Understanding the Least Squares Estimate (LSE)
- Because the formulas for \(\hat{\beta}_0\) and \(\hat{\beta}_1\) are derived using the least squares criterion, the resulting equation
\[\hat{y}_i = \hat{\beta}_0 + \hat{\beta}_1 x_i\]
is often referred to as the least squares regression line, or simply the least squares line.
Note that in deriving the above formulas, we made no distributional assumption about the data other than that they follow some sort of linear trend.

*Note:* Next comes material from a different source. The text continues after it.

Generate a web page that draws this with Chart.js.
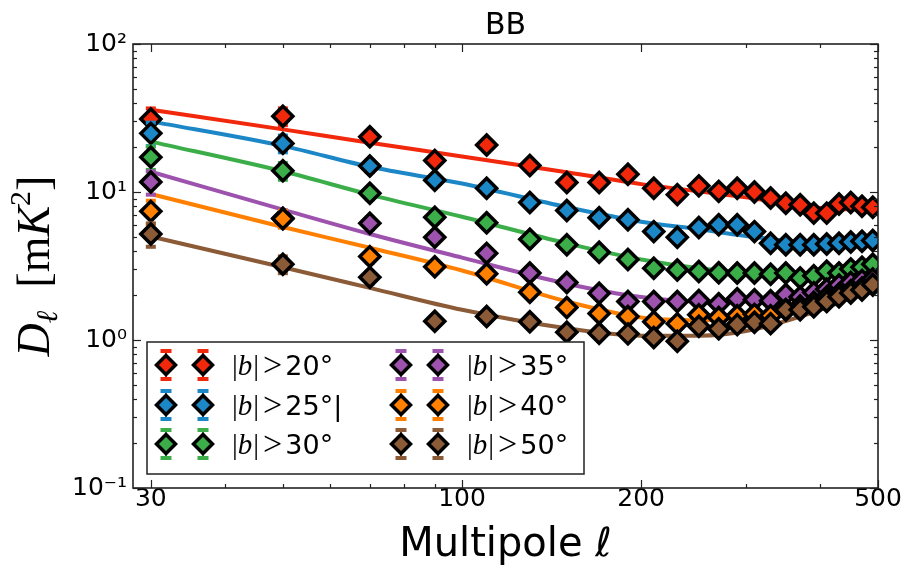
<!DOCTYPE html>
<html lang="en">
<head>
  <meta charset="UTF-8">
  <title>BB</title>
  <script src="https://cdn.jsdelivr.net/npm/chart.js"></script>
  <style>
    body { margin: 0; background: #fff; }
    .wrap { position: relative; width: 912px; height: 566px; }
  </style>
</head>
<body>
  <div class="wrap"><canvas id="bbChart" width="912" height="566"></canvas></div>

  <script>
    // Multipole bins
    const ells = [30, 50, 70, 90, 110, 130, 150, 170, 190, 210, 230, 250, 270, 290, 310, 330, 350, 370, 390, 410, 430, 450, 470, 490];

    // D_ell per latitude cut (mK^2)
    const dl20 = [31.1, 32.5, 23.6, 16.3, 20.8, 15.1, 11.6, 11.6, 13.2, 10.6, 9.6, 11.0, 10.1, 10.6, 10.0, 9.1, 8.4, 8.2, 7.2, 7.2, 8.3, 8.5, 8.0, 7.9];
    const dl25 = [24.9, 21.3, 15.0, 12.0, 10.6, 8.5, 7.5, 6.7, 6.5, 5.4, 4.95, 5.75, 6.0, 6.0, 5.4, 4.5, 4.4, 4.4, 4.4, 4.45, 4.5, 4.6, 4.65, 4.7];
    const dl30 = [17.2, 13.9, 9.8, 6.75, 6.2, 4.8, 4.4, 3.92, 3.5, 3.05, 2.97, 2.9, 2.85, 2.84, 2.84, 2.78, 2.84, 2.62, 2.72, 2.92, 2.84, 3.02, 3.1, 3.25];
    const dl35 = [11.7, 6.65, 6.15, 4.95, 3.85, 2.84, 2.45, 2.07, 1.82, 1.82, 1.82, 1.85, 1.76, 1.9, 1.87, 1.84, 2.03, 1.95, 2.09, 2.2, 2.35, 2.45, 2.52, 2.58];
    const dl40 = [7.4, 6.6, 3.66, 3.13, 2.8, 2.1, 1.66, 1.51, 1.44, 1.33, 1.29, 1.48, 1.42, 1.46, 1.49, 1.46, 1.6, 1.7, 1.8, 1.95, 2.05, 2.15, 2.25, 2.35];
    const dl50 = [5.2, 3.25, 2.65, 1.34, 1.44, 1.33, 1.13, 1.11, 1.1, 1.04, 0.98, 1.24, 1.19, 1.27, 1.32, 1.29, 1.6, 1.6, 1.68, 1.82, 1.96, 2.08, 2.18, 2.37];

    // fractional error bars per bin
    const errFrac = [0.18, 0.13, 0.09, 0.07, 0.06, 0.05, 0.05, 0.04, 0.04, 0.04, 0.035, 0.035, 0.03, 0.03, 0.03, 0.03, 0.03, 0.03, 0.03, 0.03, 0.03, 0.03, 0.03, 0.03];

    // fitted model curves, read at these multipoles
    const fitEll = [30, 50, 70, 100, 150, 200, 250, 300, 400, 500];
    const fit20 = [36, 26.5, 21.5, 17.4, 13.6, 11.3, 10.1, 9.2, 7.8, 7.6];
    const fit25 = [30, 20.5, 14.8, 11.4, 7.9, 6.3, 5.6, 5.05, 4.5, 4.6];
    const fit30 = [21.9, 13.8, 9.6, 6.8, 4.5, 3.5, 3.05, 2.85, 2.8, 3.2];
    const fit35 = [13.7, 7.6, 5.2, 3.6, 2.4, 1.95, 1.82, 1.82, 2.05, 2.55];
    const fit40 = [9.7, 5.8, 4.2, 2.95, 1.82, 1.42, 1.36, 1.42, 1.75, 2.35];
    const fit50 = [5.0, 3.1, 2.25, 1.6, 1.2, 1.07, 1.07, 1.15, 1.6, 2.3];

    const seriesLabels = ['|b| > 20°', '|b| > 25°|', '|b| > 30°', '|b| > 35°', '|b| > 40°', '|b| > 50°'];
    const colors = ['#f2280c', '#1c87c6', '#3bae4a', '#9d52ad', '#ff8000', '#8b5a37'];
    const points = [dl20, dl25, dl30, dl35, dl40, dl50];
    const fits = [fit20, fit25, fit30, fit35, fit40, fit50];

    // axis ticks
    const xTicks = [30, 100, 200, 500];
    const xTickLabels = ['30', '100', '200', '500'];
    const xMinor = [40, 50, 60, 70, 80, 90, 300, 400];
    const yTicks = [0.1, 1, 10, 100];
    const yTickLabels = ['10⁻¹', '10⁰', '10¹', '10²'];
    const yMinor = [0.2, 0.3, 0.4, 0.5, 0.6, 0.7, 0.8, 0.9, 2, 3, 4, 5, 6, 7, 8, 9, 20, 30, 40, 50, 60, 70, 80, 90];

    const SANS = "'DejaVu Sans', sans-serif";
    const SERIF = "'Liberation Serif', 'DejaVu Serif', serif";

    function diamond(ctx, x, y, r, fill) {
      ctx.beginPath();
      ctx.moveTo(x - r, y);
      ctx.lineTo(x, y - r);
      ctx.lineTo(x + r, y);
      ctx.lineTo(x, y + r);
      ctx.closePath();
      ctx.fillStyle = fill;
      ctx.fill();
      ctx.lineWidth = 3.5;
      ctx.strokeStyle = '#000';
      ctx.stroke();
    }

    // error bars drawn just under each marker set
    const errorBars = {
      id: 'errorBars',
      beforeDatasetDraw(chart, args) {
        const ds = chart.data.datasets[args.index];
        if (!ds.errs) return;
        const ctx = chart.ctx, yScale = chart.scales.y;
        ctx.save();
        ctx.fillStyle = ds.pointBackgroundColor;
        args.meta.data.forEach((pt, i) => {
          const v = ds.data[i].y, e = ds.errs[i];
          const top = yScale.getPixelForValue(v * (1 + e));
          const bot = yScale.getPixelForValue(v * (1 - e));
          ctx.fillRect(pt.x - 1, top, 2, bot - top);
          ctx.fillRect(pt.x - 5, top - 2, 10, 4);
          ctx.fillRect(pt.x - 5, bot - 2, 10, 4);
        });
        ctx.restore();
      }
    };

    // legend box in the lower left, two markers per entry like matplotlib
    const legendBox = {
      id: 'legendBox',
      afterDatasetsDraw(chart) {
        const ctx = chart.ctx, a = chart.chartArea;
        const left = a.left + 14, bottom = a.bottom - 14;
        const w = 437, h = 132, top = bottom - h;
        ctx.save();
        ctx.fillStyle = '#fff';
        ctx.fillRect(left, top, w, h);
        ctx.lineWidth = 1.5;
        ctx.strokeStyle = '#222';
        ctx.strokeRect(left, top, w, h);
        const rowY = [top + 23, top + 63, top + 102];
        const colX = [left + 19, left + 254];
        seriesLabels.forEach((lab, i) => {
          const cx = colX[Math.floor(i / 3)], cy = rowY[i % 3];
          [cx, cx + 37].forEach(mx => {
            ctx.fillStyle = colors[i];
            ctx.fillRect(mx - 1, cy - 14, 2, 28);
            ctx.fillRect(mx - 5.5, cy - 16, 11, 4);
            ctx.fillRect(mx - 5.5, cy + 12, 11, 4);
            diamond(ctx, mx, cy, 9.5, colors[i]);
          });
          drawLabel(ctx, cx + 66, cy, lab);
        });
        ctx.restore();
      }
    };

    function drawLabel(ctx, x, y, lab) {
      const parts = lab.split('>');
      const lhs = parts[0].trim(), rhs = parts[1].trim();
      const base = y + 10;
      ctx.fillStyle = '#000';
      ctx.textBaseline = 'alphabetic';
      ctx.textAlign = 'left';
      let px = x;
      for (const ch of lhs) {
        ctx.font = (ch === 'b' ? 'italic ' : '') + '29px ' + SERIF;
        ctx.fillText(ch, px, base);
        px += ctx.measureText(ch).width + (ch === 'b' ? 1 : 0);
      }
      px += 4;
      ctx.font = '34px ' + SERIF;
      ctx.fillText('>', px, base + 1);
      px += ctx.measureText('>').width + 3;
      ctx.font = '27px ' + SANS;
      ctx.fillText(rhs, px, base);
    }

    // inward ticks on all four sides plus the frame
    const frameTicks = {
      id: 'frameTicks',
      afterDraw(chart) {
        const ctx = chart.ctx, a = chart.chartArea, xs = chart.scales.x, ys = chart.scales.y;
        ctx.save();
        ctx.strokeStyle = '#222';
        ctx.lineWidth = 1.2;
        const seg = (x1, y1, x2, y2) => { ctx.beginPath(); ctx.moveTo(x1, y1); ctx.lineTo(x2, y2); ctx.stroke(); };
        const xt = (vals, len) => vals.forEach(v => {
          const p = Math.round(xs.getPixelForValue(v)) + 0.5;
          seg(p, a.bottom, p, a.bottom - len);
          seg(p, a.top, p, a.top + len);
        });
        const yt = (vals, len) => vals.forEach(v => {
          const p = Math.round(ys.getPixelForValue(v)) + 0.5;
          seg(a.left, p, a.left + len, p);
          seg(a.right, p, a.right - len, p);
        });
        xt(xTicks, 8); xt(xMinor, 4);
        yt(yTicks, 8); yt(yMinor, 4);
        ctx.lineWidth = 1.6;
        ctx.strokeRect(a.left, a.top, a.width, a.height);

        // y axis title: D_ell [mK^2]
        ctx.translate(49, (a.top + a.bottom) / 2);
        ctx.rotate(-Math.PI / 2);
        ctx.fillStyle = '#000';
        ctx.textBaseline = 'alphabetic';
        const pieces = [
          { t: 'D', f: 'italic 46px ' + SERIF, dy: 0 },
          { t: 'ℓ', f: 'italic 30px ' + SERIF, dy: 8 },
          { t: '  ', f: '46px ' + SERIF, dy: 0 },
          { t: '[m', f: '46px ' + SERIF, dy: 0 },
          { t: 'K', f: 'italic 46px ' + SERIF, dy: 0 },
          { t: '2', f: '30px ' + SERIF, dy: -19 },
          { t: ']', f: '46px ' + SERIF, dy: 0 }
        ];
        let total = 0;
        pieces.forEach(p => { ctx.font = p.f; p.w = ctx.measureText(p.t).width; total += p.w; });
        let px = -total / 2;
        pieces.forEach(p => { ctx.font = p.f; ctx.fillText(p.t, px, p.dy); px += p.w; });
        ctx.restore();
      }
    };

    const datasets = [];
    fits.forEach((f, i) => {
      datasets.push({
        type: 'line',
        data: fitEll.map((l, j) => ({ x: l, y: f[j] })),
        borderColor: colors[i],
        borderWidth: 4,
        pointRadius: 0,
        cubicInterpolationMode: 'monotone',
        fill: false,
        order: 20
      });
    });
    points.forEach((p, i) => {
      datasets.push({
        type: 'scatter',
        label: seriesLabels[i],
        data: ells.map((l, j) => ({ x: l, y: p[j] })),
        errs: errFrac,
        pointStyle: 'rectRot',
        pointRadius: 10,
        pointBorderWidth: 3.5,
        pointBorderColor: '#000',
        pointBackgroundColor: colors[i],
        showLine: false,
        order: 10 - i
      });
    });

    new Chart(document.getElementById('bbChart'), {
      data: { datasets },
      options: {
        responsive: false,
        animation: false,
        devicePixelRatio: 1,
        layout: { padding: { left: 0, right: 34, top: 0, bottom: 0 } },
        plugins: {
          legend: { display: false },
          tooltip: { enabled: false },
          title: {
            display: true,
            text: 'BB',
            fullSize: false,
            color: '#000',
            font: { family: SANS, size: 30, weight: 'normal' },
            padding: { top: 8, bottom: 0 }
          }
        },
        scales: {
          x: {
            type: 'logarithmic',
            min: 28,
            max: 500,
            afterBuildTicks: s => { s.ticks = xTicks.map(v => ({ value: v })); },
            afterFit: s => { s.height = 78; },
            grid: { display: false, drawTicks: false },
            border: { display: false },
            ticks: {
              autoSkip: false,
              maxRotation: 0,
              padding: -4,
              color: '#000',
              font: { family: SANS, size: 25 },
              callback: (v, i) => xTickLabels[i]
            },
            title: {
              display: true,
              text: 'Multipole ℓ',
              color: '#000',
              font: { family: SANS, size: 40, lineHeight: 1 },
              padding: { top: 0, bottom: 0 }
            }
          },
          y: {
            type: 'logarithmic',
            min: 0.1,
            max: 100,
            afterBuildTicks: s => { s.ticks = yTicks.map(v => ({ value: v })); },
            afterFit: s => { s.width = 133; },
            grid: { display: false, drawTicks: false },
            border: { display: false },
            ticks: {
              autoSkip: false,
              padding: 6,
              color: '#000',
              font: { family: SANS, size: 25 },
              callback: (v, i) => yTickLabels[i]
            }
          }
        }
      },
      plugins: [errorBars, legendBox, frameTicks]
    });
  </script>
</body>
</html>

Least squares line passes through the point \((\bar{x}, \bar{y}).\)
Properties of LSE (Gauss-Markov Theorem)
The LS estimate (in SLR \(\hat{\beta}_0\), \(\hat{\beta}_1\)) is the unique best linear unbiased estimator (BLUE) in the sense that it has the minimum variance in the class of linear unbiased estimators.